La scelta dell’abito da sposa è un momento importante per ogni matrimonio.
Ma che succede se l’abito provato ed accettato e su cui la cliente abbia commissionato delle modifiche sostanziali non stia bene? Deve essere integralmente pagato ?
La Cassazione con una recente sentenza statuisce che sia necessario riuscire a dimostrare le difformità del risultato finale rispetto a quanto pattuito dalle parti.
Ma come dimostrare che «non sta bene»? Proprio su questo punto si sofferma la Suprema Corte secondo la quale dire “non mi sta bene” è troppo generico e non si può considerare una prova in senso processuale: bisogna invece essere in grado di documentare, con rigore quasi scientifico, quali siano i difetti sartoriali riscontrati.
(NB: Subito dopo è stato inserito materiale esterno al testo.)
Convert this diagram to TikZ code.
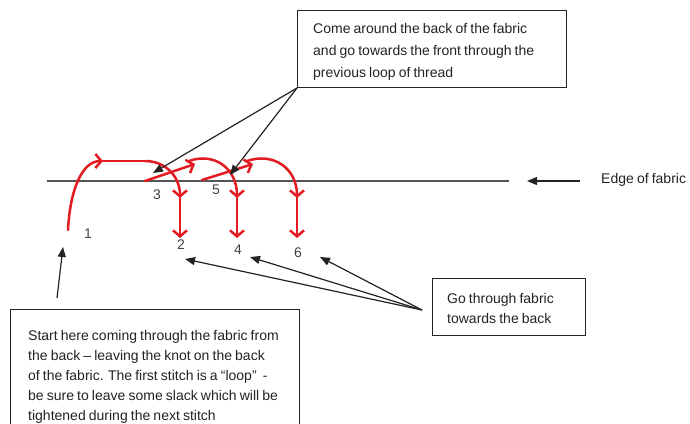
\documentclass[tikz,border=0pt]{standalone}
\usepackage{fontspec}
\setmainfont[WordSpace=0.8]{Liberation Sans}
\usetikzlibrary{arrows.meta}
\definecolor{threadred}{RGB}{226,28,34}
\definecolor{ink}{RGB}{35,35,35}
\definecolor{edgegray}{RGB}{85,85,85}
\begin{document}
\begin{tikzpicture}[x=1pt,y=-1pt,
  thread/.style={draw=threadred, line width=2.5pt, line cap=round},
  chev/.style={-{Straight Barb[length=6pt,width=14pt]}},
  pointer/.style={draw=ink, line width=1.2pt, -{Triangle[length=10pt,width=8pt]}},
  frame/.style={draw=ink, line width=1.2pt, inner sep=0pt, anchor=north west},
  boxtext/.style={align=left, text=ink, inner sep=0pt, anchor=north west},
  lab/.style={text=ink!85, font=\fontsize{14}{16}\selectfont, inner sep=0pt},
  txt/.style={text=ink, font=\fontsize{14}{16}\selectfont, inner sep=0pt}]
\useasboundingbox (0,0) rectangle (690,423);
\clip (0,0) rectangle (690,423);
\fill[white] (0,0) rectangle (690,423);

% edge of fabric
\coordinate (edgeL) at (47,181);
\coordinate (edgeR) at (509,181);
\draw[draw=edgegray, line width=1.6pt] (edgeL) -- (edgeR);
\node[txt, anchor=west] (edgetxt) at (601,180) {Edge of fabric};
\coordinate (edgeTail) at (580,181);
\coordinate (edgeTip) at (527,181);
\draw[pointer] (edgeTail) -- (edgeTip);

% stitch points
\coordinate (p1) at (68,230);
\coordinate (c1) at (103,161);
\coordinate (t1) at (145,161);
\coordinate (d2a) at (180,198);
\coordinate (d2b) at (180,238);
\coordinate (p3) at (145,181);
\coordinate (c3) at (195,164);
\coordinate (a3) at (189,161);
\coordinate (d4a) at (237,198);
\coordinate (d4b) at (237,238);
\coordinate (p5) at (202,180);
\coordinate (c5) at (253,164);
\coordinate (a5) at (247,161);
\coordinate (d6a) at (297,198);
\coordinate (d6b) at (297,238);

% thread
\draw[thread, chev] (p1) .. controls (70,190) and (82,161) .. (c1);
\draw[thread] (c1) -- (t1);
\draw[thread, chev] (t1) .. controls (165,161) and (180,176) .. (d2a);
\draw[thread, chev] (d2a) -- (d2b);

\draw[thread, chev] (p3) -- (c3);
\draw[thread, chev] (a3) .. controls (214,152) and (237,168) .. (d4a);
\draw[thread, chev] (d4a) -- (d4b);

\draw[thread, chev] (p5) -- (c5);
\draw[thread, chev] (a5) .. controls (273,152) and (297,168) .. (d6a);
\draw[thread, chev] (d6a) -- (d6b);

% numbers
\node[lab] (n1) at (88,234) {1};
\node[lab] (n2) at (181,245) {2};
\node[lab] (n3) at (157,195) {3};
\node[lab] (n4) at (238,250) {4};
\node[lab] (n5) at (216,190) {5};
\node[lab] (n6) at (298,253) {6};

% top box
\node[frame, minimum width=269pt, minimum height=77pt] (topbox) at (297,10) {};
\node[boxtext, font=\fontsize{14}{22}\selectfont] (toptext) at (313,23)
  {Come around the back of the fabric\\and go towards the front through the\\previous loop of thread};
\coordinate (topO) at (297,88);
\coordinate (tip3) at (153,173);
\coordinate (tip5) at (230,175);
\draw[pointer] (topO) -- (tip3);
\draw[pointer] (topO) -- (tip5);

% right box
\node[frame, minimum width=153pt, minimum height=57pt] (rightbox) at (432,278) {};
\node[boxtext, font=\fontsize{14}{20}\selectfont] (righttext) at (447,293)
  {Go through fabric\\towards the back};
\coordinate (fanO) at (422,310);
\coordinate (tip2) at (185,259);
\coordinate (tip4) at (250,257);
\coordinate (tip6) at (320,257);
\draw[pointer] (fanO) -- (tip2);
\draw[pointer] (fanO) -- (tip4);
\draw[pointer] (fanO) -- (tip6);

% bottom box
\node[frame, minimum width=289pt, minimum height=130pt] (startbox) at (10,309) {};
\node[boxtext, font=\fontsize{14}{20}\selectfont] (starttext) at (28,330)
  {Start here coming through the fabric from\\the back -- leaving the knot on the back\\of the fabric. The first stitch is a “loop”~ -\\be sure to leave some slack which will be\\tightened during the next stitch};
\coordinate (startO) at (57,298);
\coordinate (tip1) at (63,247);
\draw[pointer] (startO) -- (tip1);
\end{tikzpicture}
\end{document}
Le eccezioni troppo vaghe e generiche non sono utili in un’aula di tribunale, secondo i giudici della Cassazione. Mentre il tribunale deve poter valutare l’esecuzione dell’opera ( si tratta di contratto di appalto) sulla base di un criterio oggettivo e non soggettivo.
Per risolvere il problema e aiutare la valutazione dei magistrati su un dato certo sarebbe opportuno, prima dell’intervento sartoriale, che le parti specifichino per iscritto le opere da eseguire nel modo più dettagliato possibile, eventualmente ricorrendo all’uso di disegni.